- TASK -
Scan the data below for the string "this". Copy every line where it appears.

Records with drawing code
++++

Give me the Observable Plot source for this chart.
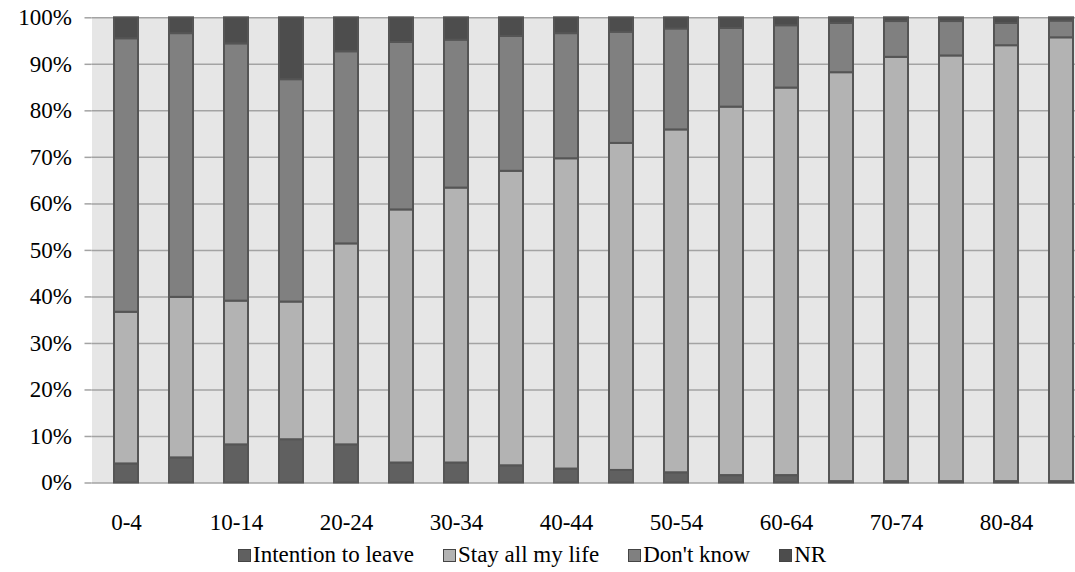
<!DOCTYPE html>
<html>
<head>
<meta charset="utf-8">
<script src="https://cdn.jsdelivr.net/npm/d3@7"></script>
<script src="https://cdn.jsdelivr.net/npm/@observablehq/plot@0.6"></script>
<style>
  html, body { margin: 0; padding: 0; background: #fff; overflow: hidden; width: 1075px; height: 572px; }
  #chart { position: absolute; left: 0; top: 0; width: 1100px; }
  #chart svg { max-width: none !important; }
  #legend { position: absolute; left: 238px; top: 542px; display: flex; align-items: center;
            font-size: 23px; color: #000; white-space: nowrap; }
  .item { display: flex; align-items: center; margin-right: 29px; }
  .sw { width: 13px; height: 13px; box-sizing: border-box; border: 1px solid #444; margin-right: 2px; }
</style>
</head>
<body>
<div id="chart"></div>
<div id="legend"></div>
<script>
const ages = ["0-4","5-9","10-14","15-19","20-24","25-29","30-34","35-39","40-44","45-49","50-54","55-59","60-64","65-69","70-74","75-79","80-84","85-89"];
const xTickLabels = ["0-4","10-14","20-24","30-34","40-44","50-54","60-64","70-74","80-84"];
const seriesNames = ["Intention to leave","Stay all my life","Don't know","NR"];
const seriesColors = ["#606060","#b3b3b3","#808080","#4d4d4d"];
const intention = [4.1,5.4,8.2,9.3,8.2,4.3,4.3,3.7,3.0,2.7,2.2,1.6,1.6,0.3,0.3,0.3,0.3,0.3];
const stay      = [32.6,34.5,30.9,29.6,43.2,54.4,59.1,63.3,66.7,70.3,73.7,79.2,83.3,87.9,91.2,91.5,93.7,95.4];
const dontKnow  = [58.8,56.7,55.3,47.8,41.3,36.0,31.8,29.0,26.9,23.9,21.7,16.9,13.4,10.6,7.7,7.4,4.8,3.6];
const nr        = [4.5,3.4,5.6,13.3,7.3,5.3,4.8,4.0,3.4,3.1,2.4,2.3,1.7,1.2,0.8,0.8,1.2,0.7];
const yTicks = [0,10,20,30,40,50,60,70,80,90,100];

// pick an installed serif font
const candidates = ["Liberation Serif", "Times New Roman", "Tinos", "Nimbus Roman", "Nimbus Roman No9 L", "FreeSerif", "DejaVu Serif", "Noto Serif"];
const ctx = document.createElement("canvas").getContext("2d");
const sample = "Intention to leave 100% mmmWWWiii";
function w(f) { ctx.font = "24px " + f; return ctx.measureText(sample).width; }
const baseMono = w("monospace"), baseSans = w("sans-serif");
let serifFont = "serif";
for (const c of candidates) {
  const a = w(`"${c}", monospace`), b = w(`"${c}", sans-serif`);
  if (a !== baseMono || b !== baseSans) { serifFont = `"${c}"`; break; }
}
const fontStack = serifFont + ", serif";
document.getElementById("legend").style.fontFamily = fontStack;

const seriesValues = [intention, stay, dontKnow, nr];
const data = [];
ages.forEach((a, i) => {
  seriesNames.forEach((s, j) => data.push({age: a, series: s, value: seriesValues[j][i]}));
});

const chart = Plot.plot({
  width: 1100,
  height: 540,
  marginLeft: 91.5,
  marginRight: 3.5,
  marginTop: 17.3,
  marginBottom: 57.5,
  style: {fontFamily: fontStack, fontSize: "23px", color: "#000", background: "transparent", maxWidth: "none"},
  x: {domain: ages, paddingInner: 0.56, paddingOuter: 0.28, label: null},
  y: {domain: [0, 100], label: null},
  color: {domain: seriesNames, range: seriesColors},
  marks: [
    Plot.frame({fill: "#e6e6e6", stroke: null}),
    Plot.ruleY(yTicks, {stroke: "#a3a3a3", strokeWidth: 1.5}),
    Plot.ruleX([0], {frameAnchor: "left", stroke: "#a3a3a3", strokeWidth: 1.5}),
    Plot.axisY({ticks: yTicks, tickFormat: d => d + "%", tickSize: 7, tickPadding: 13, stroke: "#a3a3a3", strokeWidth: 1.5, fontSize: 23, label: null}),
    Plot.axisX({ticks: xTickLabels, tickSize: 0, tickPadding: 31, fontSize: 23, label: null}),
    Plot.barY(data, Plot.stackY({order: seriesNames}, {x: "age", y: "value", z: "series", fill: "series", stroke: "#555", strokeWidth: 2, inset: 0}))
  ]
});
chart.style.maxWidth = "none";
chart.style.fontFamily = fontStack;
document.getElementById("chart").appendChild(chart);

const legend = document.getElementById("legend");
seriesNames.forEach((s, j) => {
  const it = document.createElement("div");
  it.className = "item";
  const sw = document.createElement("span");
  sw.className = "sw";
  sw.style.background = seriesColors[j];
  const t = document.createElement("span");
  t.textContent = s;
  it.appendChild(sw); it.appendChild(t);
  legend.appendChild(it);
});
</script>
</body>
</html>
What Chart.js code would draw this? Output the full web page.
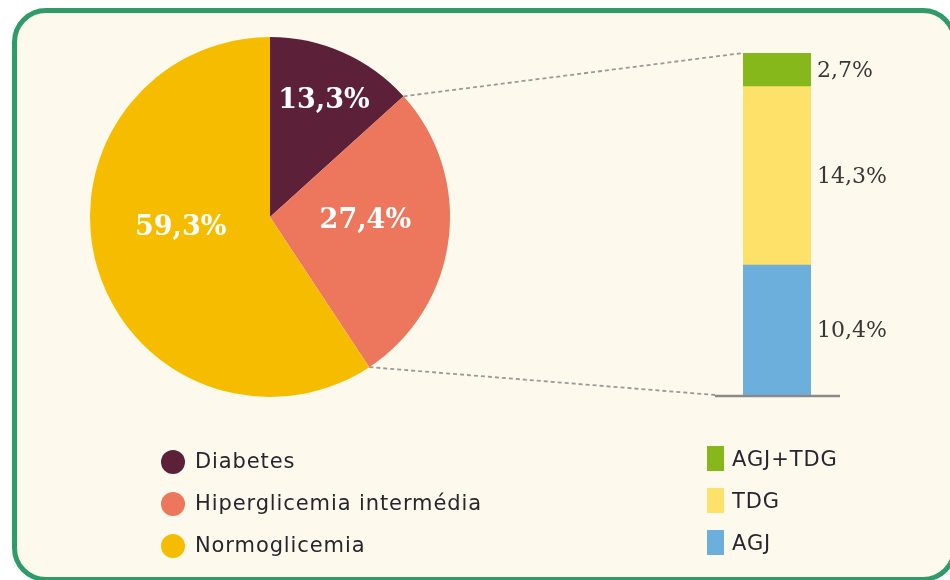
<!DOCTYPE html>
<html>
<head>
<meta charset="utf-8">
<script src="https://cdn.jsdelivr.net/npm/chart.js@4.4.1/dist/chart.umd.min.js"></script>
<style>
  html, body { margin:0; padding:0; background:#ffffff; width:950px; height:580px; overflow:hidden; }
  #frame { position:absolute; left:12px; top:8px; width:945px; height:574px; box-sizing:border-box;
           border:5px solid #2e9b68; border-radius:34px; background:#fdf9ec; }
  canvas { position:absolute; }
  #pieCanvas { left:0; top:0; }
  #barCanvas { left:690px; top:40px; }
  .legend { position:absolute; font-family:"DejaVu Sans", sans-serif; font-size:21px; letter-spacing:0.9px; color:#262630; }
  .legend .item { position:absolute; left:0; height:30px; line-height:30px; white-space:nowrap; }
  .legend .sw { position:absolute; }
</style>
</head>
<body>
<div id="frame"></div>
<canvas id="pieCanvas" width="950" height="580"></canvas>
<canvas id="barCanvas" width="260" height="370"></canvas>
<div id="legendPie" class="legend" style="left:161px; top:446px;"></div>
<div id="legendBar" class="legend" style="left:707px; top:444px;"></div>
<script>
// ---- data ----
const categories = ['Diabetes', 'Hiperglicemia intermédia', 'Normoglicemia'];
const pieValues = [13.3, 27.4, 59.3];
const pieColors = ['#5c2139', '#ec775c', '#f6bd00'];

const subCategories = ['AGJ+TDG', 'TDG', 'AGJ'];
const subValues = [2.7, 14.3, 10.4];
const subColors = ['#86b81b', '#fde169', '#6cafdc'];

const fmt = v => v.toFixed(1).replace('.', ',') + '%';

// ---- bar (breakdown) chart ----
const barOrder = [2, 1, 0]; // bottom to top
const barTotal = subValues.reduce((a, b) => a + b, 0);

const barLabelPlugin = {
  id: 'barLabels',
  afterDatasetsDraw(chart) {
    const ctx = chart.ctx;
    ctx.save();
    const meta0 = chart.getDatasetMeta(0).data[0];
    const left = meta0.x - meta0.width / 2;
    const right = meta0.x + meta0.width / 2;
    const base = chart.scales.y.getPixelForValue(0);
    ctx.strokeStyle = '#8a8a8a';
    ctx.lineWidth = 2.5;
    ctx.beginPath();
    ctx.moveTo(left - 28, base + 1);
    ctx.lineTo(right + 29, base + 1);
    ctx.stroke();
    ctx.font = '22px "DejaVu Serif", serif';
    ctx.fillStyle = '#383838';
    ctx.textBaseline = 'middle';
    ctx.textAlign = 'left';
    chart.data.datasets.forEach((ds, i) => {
      const el = chart.getDatasetMeta(i).data[0];
      const yMid = (el.y + el.base) / 2;
      ctx.fillText(fmt(ds.data[0]), el.x + el.width / 2 + 6, yMid + 1);
    });
    ctx.restore();
  }
};

const barChart = new Chart(document.getElementById('barCanvas'), {
  type: 'bar',
  data: {
    labels: ['Hiperglicemia intermédia'],
    datasets: barOrder.map(i => ({
      label: subCategories[i],
      data: [subValues[i]],
      backgroundColor: subColors[i],
      borderWidth: 0
    }))
  },
  options: {
    responsive: false,
    animation: false,
    layout: { padding: { left: 53, right: 139, top: 13, bottom: 15 } },
    barPercentage: 1,
    categoryPercentage: 1,
    plugins: { legend: { display: false }, tooltip: { enabled: false } },
    scales: {
      x: { stacked: true, display: false },
      y: { stacked: true, display: false, min: 0, max: barTotal }
    }
  },
  plugins: [barLabelPlugin]
});

// ---- pie chart ----
const barCanvasLeft = 690, barCanvasTop = 40;

const pieExtras = {
  id: 'pieExtras',
  afterDatasetsDraw(chart, args, opts) {
    const ctx = chart.ctx;
    const arcs = chart.getDatasetMeta(0).data;
    ctx.save();
    const topEl = barChart.getDatasetMeta(barChart.data.datasets.length - 1).data[0];
    const botEl = barChart.getDatasetMeta(0).data[0];
    const topX = barCanvasLeft + topEl.x - topEl.width / 2;
    const topY = barCanvasTop + topEl.y;
    const botX = barCanvasLeft + botEl.x - botEl.width / 2 - 28;
    const botY = barCanvasTop + botEl.base;
    const a0 = arcs[0], a1 = arcs[1];
    ctx.setLineDash([4, 3]);
    ctx.strokeStyle = '#9a9a9a';
    ctx.lineWidth = 1.8;
    ctx.beginPath();
    ctx.moveTo(a0.x + a0.outerRadius * Math.cos(a0.endAngle), a0.y + a0.outerRadius * Math.sin(a0.endAngle));
    ctx.lineTo(topX, topY);
    ctx.moveTo(a1.x + a1.outerRadius * Math.cos(a1.endAngle), a1.y + a1.outerRadius * Math.sin(a1.endAngle));
    ctx.lineTo(botX, botY);
    ctx.stroke();
    ctx.setLineDash([]);
    ctx.font = 'bold 27px "DejaVu Serif", serif';
    ctx.fillStyle = '#ffffff';
    ctx.textAlign = 'center';
    ctx.textBaseline = 'middle';
    arcs.forEach((a, i) => {
      const mid = (a.startAngle + a.endAngle) / 2 + opts.shift[i] * Math.PI / 180;
      const r = a.outerRadius * opts.radius[i];
      ctx.fillText(fmt(chart.data.datasets[0].data[i]), a.x + r * Math.cos(mid), a.y + r * Math.sin(mid));
    });
    ctx.restore();
  }
};

const pieChart = new Chart(document.getElementById('pieCanvas'), {
  type: 'pie',
  data: {
    labels: categories,
    datasets: [{ data: pieValues, backgroundColor: pieColors, borderWidth: 0 }]
  },
  options: {
    responsive: false,
    animation: false,
    layout: { padding: { left: 90, right: 500, top: 37, bottom: 183 } },
    plugins: {
      legend: { display: false },
      tooltip: { enabled: false },
      pieExtras: { radius: [0.71, 0.53, 0.50], shift: [1, -5, 10] }
    }
  },
  plugins: [pieExtras]
});

// ---- legends ----
function buildLegend(id, names, colors, shape, rowTops) {
  const box = document.getElementById(id);
  names.forEach((n, i) => {
    const it = document.createElement('div');
    it.className = 'item';
    it.style.top = rowTops[i] + 'px';
    const sw = document.createElement('span');
    sw.className = 'sw';
    if (shape === 'circle') {
      sw.style.cssText = `left:0;top:4px;width:24px;height:24px;border-radius:50%;background:${colors[i]}`;
    } else {
      sw.style.cssText = `left:0;top:2px;width:17px;height:25px;background:${colors[i]}`;
    }
    const tx = document.createElement('span');
    tx.textContent = n;
    tx.style.position = 'absolute';
    tx.style.left = (shape === 'circle' ? 34 : 25) + 'px';
    it.appendChild(sw);
    it.appendChild(tx);
    box.appendChild(it);
  });
}
buildLegend('legendPie', categories, pieColors, 'circle', [0, 42, 84]);
buildLegend('legendBar', subCategories, subColors, 'square', [0, 42, 84]);
</script>
</body>
</html>
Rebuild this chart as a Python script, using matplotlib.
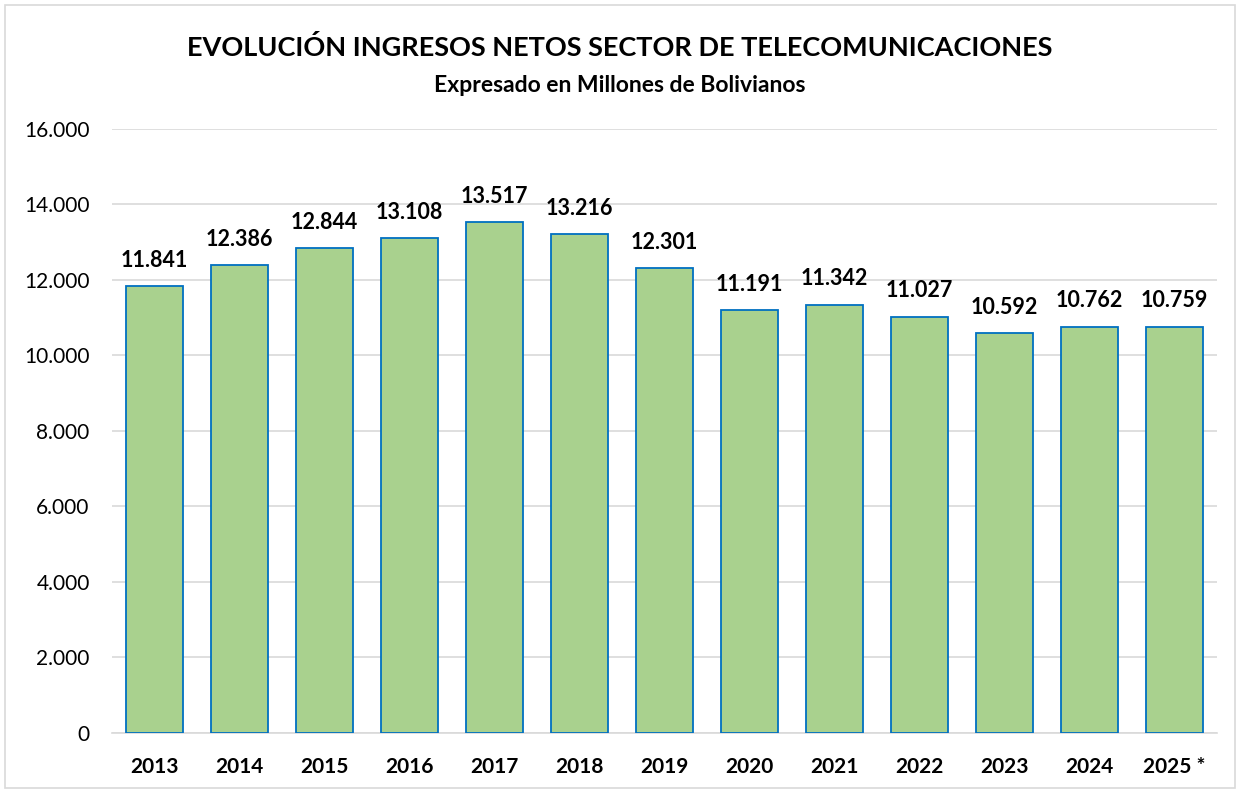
import matplotlib

matplotlib.use("Agg")
import matplotlib.pyplot as plt
from matplotlib.patches import Rectangle
from matplotlib.ticker import FuncFormatter

years = ["2013", "2014", "2015", "2016", "2017", "2018", "2019",
         "2020", "2021", "2022", "2023", "2024", "2025 *"]
ingresos = [11841, 12386, 12844, 13108, 13517, 13216, 12301,
            11191, 11342, 11027, 10592, 10762, 10759]


def miles(v):
    return f"{v:,.0f}".replace(",", ".")


plt.rcParams["font.family"] = ["Lato", "DejaVu Sans"]

fig = plt.figure(figsize=(12.4, 7.91), dpi=100)
fig.patches.append(Rectangle((0.004, 0.004), 0.992, 0.99, transform=fig.transFigure,
                             fill=False, edgecolor="#d9d9d9", linewidth=1.2))
ax = fig.add_axes([0.0903, 0.0733, 0.891, 0.764])

x = range(len(years))
bars = ax.bar(x, ingresos, width=0.67, color="#a9d18e", edgecolor="#0070c0", linewidth=1.3, zorder=3)
for rect, v in zip(bars, ingresos):
    ax.annotate(miles(v), (rect.get_x() + rect.get_width() / 2, v), xytext=(0, 11),
                textcoords="offset points", ha="center", va="bottom",
                fontsize=15.5, fontweight="bold")

ax.set_xlim(-0.5, len(years) - 0.5)
ax.set_ylim(0, 16000)
ax.set_yticks(range(0, 16001, 2000))
ax.yaxis.set_major_formatter(FuncFormatter(lambda v, _: miles(v)))
ax.set_xticks(list(x))
ax.set_xticklabels(years, fontsize=15, fontweight="bold")
ax.tick_params(axis="y", labelsize=15, length=0, pad=16)
ax.tick_params(axis="x", length=0, pad=17)
ax.grid(axis="y", color="#d9d9d9", linewidth=1.2, zorder=0)
for side in ["top", "right", "left"]:
    ax.spines[side].set_visible(False)
ax.spines["bottom"].set_color("#d9d9d9")
ax.spines["bottom"].set_linewidth(1.2)

fig.text(0.5, 0.94, "EVOLUCIÓN INGRESOS NETOS SECTOR DE TELECOMUNICACIONES",
         ha="center", va="center", fontsize=19.5, fontweight="bold")
fig.text(0.5, 0.892, "Expresado en Millones de Bolivianos",
         ha="center", va="center", fontsize=16.5, fontweight="bold")

fig.savefig("out.png", dpi=100)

++++

- TASK RESPONSE -
Give me the Observable Plot source for this chart.
What Chart.js code would draw this? Output the full web page.
Rebuild this chart as a Python script, using matplotlib.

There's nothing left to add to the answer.